Stanley Donen is surely the master (major or minor) of the musical? The Pajama Game exists to prove it. 'She' is the trade union delegate in a pyjama factory of which 'he' is a management executive. 'It' is the first left-wing operetta, quite skillfully filmed, for Donen sticks to the Broadway conventions but pushes them to their utmost limits, which results in a rather eccentric and totally unrestrained work.
In Cabaret Fosse reinvents the movie musical, as well as the show he’s transporting to the screen. In The Pajama Game he mostly replicates the numbers from the stage production.
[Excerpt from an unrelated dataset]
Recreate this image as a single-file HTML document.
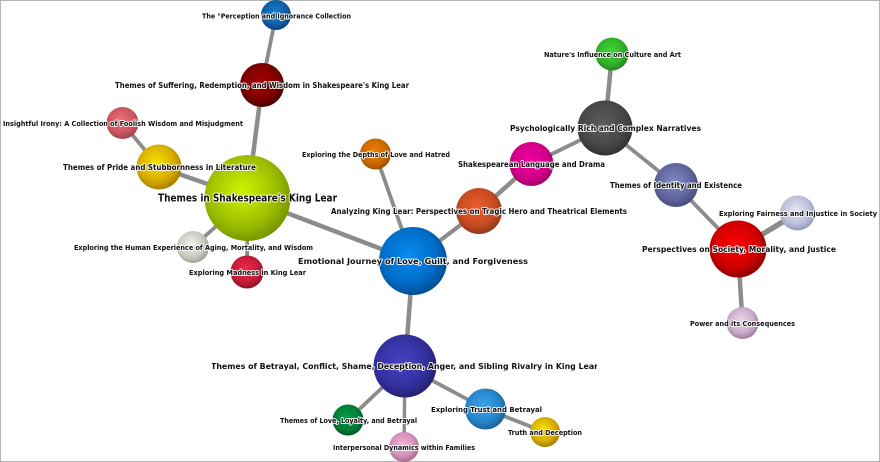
<!DOCTYPE html>
<html><head><meta charset="utf-8"><style>
html,body{margin:0;padding:0;background:#fff;width:880px;height:462px;overflow:hidden}
svg{display:block;filter:blur(.3px)}
text{font-family:"DejaVu Sans","Liberation Sans",sans-serif;font-weight:bold;fill:#111;stroke:#fff;stroke-opacity:.9;stroke-width:2px;paint-order:stroke;stroke-linejoin:round;font-size:7.4px;text-anchor:start}
text.m{font-size:8.1px}
text.l{font-size:10.2px}
line{stroke:#8c8c8c;stroke-width:3.8}
</style></head><body>
<svg width="880" height="462" viewBox="0 0 880 462" xmlns="http://www.w3.org/2000/svg">
<defs>
<radialGradient id="a" cx=".46" cy=".42" r=".6"><stop offset="0" stop-color="#1b7fd0"/><stop offset=".65" stop-color="#105ea6"/><stop offset="1" stop-color="#0a4079"/></radialGradient>
<radialGradient id="b" cx=".46" cy=".42" r=".6"><stop offset="0" stop-color="#a80000"/><stop offset=".65" stop-color="#7c0000"/><stop offset="1" stop-color="#4c0000"/></radialGradient>
<radialGradient id="c" cx=".46" cy=".42" r=".6"><stop offset="0" stop-color="#f3717c"/><stop offset=".65" stop-color="#cc5560"/><stop offset="1" stop-color="#98424a"/></radialGradient>
<radialGradient id="d" cx=".44" cy=".4" r=".62"><stop offset="0" stop-color="#f8e000"/><stop offset=".65" stop-color="#d6ac00"/><stop offset="1" stop-color="#a47a00"/></radialGradient>
<radialGradient id="e" cx=".44" cy=".42" r=".62"><stop offset="0" stop-color="#cdf500"/><stop offset=".65" stop-color="#9cbe00"/><stop offset="1" stop-color="#728e00"/></radialGradient>
<radialGradient id="f" cx=".46" cy=".42" r=".6"><stop offset="0" stop-color="#ef8000"/><stop offset=".65" stop-color="#cc6a00"/><stop offset="1" stop-color="#964c00"/></radialGradient>
<radialGradient id="g" cx=".46" cy=".42" r=".6"><stop offset="0" stop-color="#ed5c2c"/><stop offset=".65" stop-color="#c84c22"/><stop offset="1" stop-color="#8e351c"/></radialGradient>
<radialGradient id="h" cx=".46" cy=".42" r=".6"><stop offset="0" stop-color="#f000a0"/><stop offset=".65" stop-color="#d4008a"/><stop offset="1" stop-color="#960066"/></radialGradient>
<radialGradient id="i" cx=".46" cy=".42" r=".6"><stop offset="0" stop-color="#5c5c5c"/><stop offset=".65" stop-color="#484848"/><stop offset="1" stop-color="#303030"/></radialGradient>
<radialGradient id="j" cx=".46" cy=".42" r=".6"><stop offset="0" stop-color="#44d638"/><stop offset=".65" stop-color="#31b22a"/><stop offset="1" stop-color="#22821d"/></radialGradient>
<radialGradient id="k" cx=".46" cy=".42" r=".6"><stop offset="0" stop-color="#8088c4"/><stop offset=".65" stop-color="#60659d"/><stop offset="1" stop-color="#454978"/></radialGradient>
<radialGradient id="l" cx=".46" cy=".42" r=".6"><stop offset="0" stop-color="#e6e8f2"/><stop offset=".65" stop-color="#bcc0da"/><stop offset="1" stop-color="#9295b8"/></radialGradient>
<radialGradient id="m" cx=".46" cy=".42" r=".6"><stop offset="0" stop-color="#ff0000"/><stop offset=".65" stop-color="#d00000"/><stop offset="1" stop-color="#8a0000"/></radialGradient>
<radialGradient id="n" cx=".46" cy=".42" r=".6"><stop offset="0" stop-color="#ead9ea"/><stop offset=".65" stop-color="#c9acc9"/><stop offset="1" stop-color="#9c789c"/></radialGradient>
<radialGradient id="o" cx=".44" cy=".42" r=".62"><stop offset="0" stop-color="#0a8cf0"/><stop offset=".65" stop-color="#006cc8"/><stop offset="1" stop-color="#004a88"/></radialGradient>
<radialGradient id="p" cx=".44" cy=".42" r=".62"><stop offset="0" stop-color="#f2f2ee"/><stop offset=".65" stop-color="#cacac2"/><stop offset="1" stop-color="#98988e"/></radialGradient>
<radialGradient id="q" cx=".46" cy=".42" r=".6"><stop offset="0" stop-color="#f02848"/><stop offset=".65" stop-color="#c41c3a"/><stop offset="1" stop-color="#841226"/></radialGradient>
<radialGradient id="r" cx=".44" cy=".42" r=".62"><stop offset="0" stop-color="#4840c4"/><stop offset=".65" stop-color="#34309e"/><stop offset="1" stop-color="#221e6a"/></radialGradient>
<radialGradient id="s" cx=".46" cy=".42" r=".6"><stop offset="0" stop-color="#0c9a48"/><stop offset=".65" stop-color="#007e36"/><stop offset="1" stop-color="#005224"/></radialGradient>
<radialGradient id="t" cx=".46" cy=".42" r=".6"><stop offset="0" stop-color="#f2b8d8"/><stop offset=".65" stop-color="#d390b8"/><stop offset="1" stop-color="#a06a88"/></radialGradient>
<radialGradient id="u" cx=".44" cy=".42" r=".62"><stop offset="0" stop-color="#3aa4ee"/><stop offset=".65" stop-color="#2684c8"/><stop offset="1" stop-color="#185a8e"/></radialGradient>
<clipPath id="clip"><rect x="212" y="355" width="385" height="22"/></clipPath>
</defs>
<rect x=".5" y=".5" width="879" height="461" fill="#fff" stroke="#b4b4b4" stroke-width="1"/>
<line x1="276" y1="15" x2="262" y2="85"/>
<line x1="262" y1="85" x2="247.5" y2="198" style="stroke-width:4.5"/>
<line x1="122.5" y1="123" x2="159" y2="167"/>
<line x1="159" y1="167" x2="247.5" y2="198" style="stroke-width:4.5"/>
<line x1="247.5" y1="198" x2="413" y2="261" style="stroke-width:4.5"/>
<line x1="247.5" y1="198" x2="193" y2="247"/>
<line x1="247.5" y1="198" x2="247" y2="272"/>
<line x1="375.5" y1="154" x2="413" y2="261"/>
<line x1="413" y1="261" x2="479" y2="211" style="stroke-width:4.2"/>
<line x1="479" y1="211" x2="531.5" y2="164" style="stroke-width:4.5"/>
<line x1="531.5" y1="164" x2="605" y2="128"/>
<line x1="605" y1="128" x2="612" y2="54" style="stroke-width:4.5"/>
<line x1="605" y1="128" x2="676" y2="185"/>
<line x1="676" y1="185" x2="738" y2="249"/>
<line x1="738" y1="249" x2="797.5" y2="213" style="stroke-width:5.5"/>
<line x1="738" y1="249" x2="742.5" y2="323" style="stroke-width:4.5"/>
<line x1="413" y1="261" x2="405" y2="366" style="stroke-width:4.5"/>
<line x1="405" y1="366" x2="348" y2="420"/>
<line x1="405" y1="366" x2="404" y2="447" style="stroke-width:3.4"/>
<line x1="405" y1="366" x2="485.5" y2="409"/>
<line x1="485.5" y1="409" x2="545" y2="432"/>
<circle cx="276" cy="15" r="15" fill="url(#a)"/>
<circle cx="262" cy="85" r="22" fill="url(#b)"/>
<circle cx="122.5" cy="123" r="16" fill="url(#c)"/>
<circle cx="159" cy="167" r="22.5" fill="url(#d)"/>
<circle cx="247.5" cy="198" r="43" fill="url(#e)"/>
<circle cx="375.5" cy="154" r="15.5" fill="url(#f)"/>
<circle cx="479" cy="211" r="23" fill="url(#g)"/>
<circle cx="531.5" cy="164" r="22" fill="url(#h)"/>
<circle cx="605" cy="128" r="27.5" fill="url(#i)"/>
<circle cx="612" cy="54" r="16.5" fill="url(#j)"/>
<circle cx="676" cy="185" r="22" fill="url(#k)"/>
<circle cx="797.5" cy="213" r="17.5" fill="url(#l)"/>
<circle cx="738" cy="249" r="28.5" fill="url(#m)"/>
<circle cx="742.5" cy="323" r="16" fill="url(#n)"/>
<circle cx="413" cy="261" r="34" fill="url(#o)"/>
<circle cx="193" cy="247" r="16" fill="url(#p)"/>
<circle cx="247" cy="272" r="16.5" fill="url(#q)"/>
<circle cx="405" cy="366" r="31.5" fill="url(#r)"/>
<circle cx="348" cy="420" r="15.5" fill="url(#s)"/>
<circle cx="404" cy="447" r="15" fill="url(#t)"/>
<circle cx="485.5" cy="409" r="20.5" fill="url(#u)"/>
<circle cx="545" cy="432" r="15" fill="url(#d)"/>
<text x="202" y="18.500" textLength="149" lengthAdjust="spacingAndGlyphs">The "Perception and Ignorance Collection</text>
<text class="m" x="115" y="88" textLength="294" lengthAdjust="spacingAndGlyphs">Themes of Suffering, Redemption, and Wisdom in Shakespeare's King Lear</text>
<text x="3" y="126" textLength="240" lengthAdjust="spacingAndGlyphs">Insightful Irony: A Collection of Foolish Wisdom and Misjudgment</text>
<text class="m" x="63" y="170" textLength="193" lengthAdjust="spacingAndGlyphs">Themes of Pride and Stubbornness in Literature</text>
<text class="l" x="158" y="201.500" textLength="179" lengthAdjust="spacingAndGlyphs">Themes in Shakespeare's King Lear</text>
<text x="302" y="157" textLength="148" lengthAdjust="spacingAndGlyphs">Exploring the Depths of Love and Hatred</text>
<text class="m" x="331" y="214" textLength="296" lengthAdjust="spacingAndGlyphs">Analyzing King Lear: Perspectives on Tragic Hero and Theatrical Elements</text>
<text class="m" x="458" y="167" textLength="147" lengthAdjust="spacingAndGlyphs">Shakespearean Language and Drama</text>
<text class="m" x="510" y="131" textLength="191" lengthAdjust="spacingAndGlyphs">Psychologically Rich and Complex Narratives</text>
<text x="544" y="57" textLength="137" lengthAdjust="spacingAndGlyphs">Nature's Influence on Culture and Art</text>
<text class="m" x="610" y="188" textLength="132" lengthAdjust="spacingAndGlyphs">Themes of Identity and Existence</text>
<text x="719" y="216" textLength="158" lengthAdjust="spacingAndGlyphs">Exploring Fairness and Injustice in Society</text>
<text class="m" x="642" y="252" textLength="194" lengthAdjust="spacingAndGlyphs">Perspectives on Society, Morality, and Justice</text>
<text x="690" y="326" textLength="105" lengthAdjust="spacingAndGlyphs">Power and its Consequences</text>
<text class="m" x="298" y="264" textLength="230" lengthAdjust="spacingAndGlyphs">Emotional Journey of Love, Guilt, and Forgiveness</text>
<text x="74" y="250" textLength="239" lengthAdjust="spacingAndGlyphs">Exploring the Human Experience of Aging, Mortality, and Wisdom</text>
<text x="189" y="275" textLength="117" lengthAdjust="spacingAndGlyphs">Exploring Madness in King Lear</text>
<g clip-path="url(#clip)"><text class="m" x="211" y="369" textLength="387" lengthAdjust="spacingAndGlyphs">Themes of Betrayal, Conflict, Shame, Deception, Anger, and Sibling Rivalry in King Lear</text></g>
<text x="280" y="423" textLength="137" lengthAdjust="spacingAndGlyphs">Themes of Love, Loyalty, and Betrayal</text>
<text x="333" y="450" textLength="142" lengthAdjust="spacingAndGlyphs">Interpersonal Dynamics within Families</text>
<text x="431" y="412" textLength="111" lengthAdjust="spacingAndGlyphs">Exploring Trust and Betrayal</text>
<text x="508" y="435" textLength="74" lengthAdjust="spacingAndGlyphs">Truth and Deception</text>
</svg>
</body></html>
But they’re marvelous numbers, and Donen uses the 1.85:1 aspect ratio and WarnerColor to give movie audiences the experience most of them couldn’t get on Broadway, with a more expansive glossy, deluxe look that makes it feel unmistakably like a Saturday night movie outing.
Film scholar Jane Feuer has argued that the Hollywood musical is a politically conservative genre, a notion challenged by the Warners musicals of the 30s, Bells Are Ringing (1969), and this exuberant, underrated 1957 movie. . . . Though the sexual politics are far from progressive, this is the sort of labor musical that inspired Jean-Luc Godard's admiration. Bob Fosse's airy choreography is terrific, and so is the score. . . . Stanley Donen directed with verve and energy.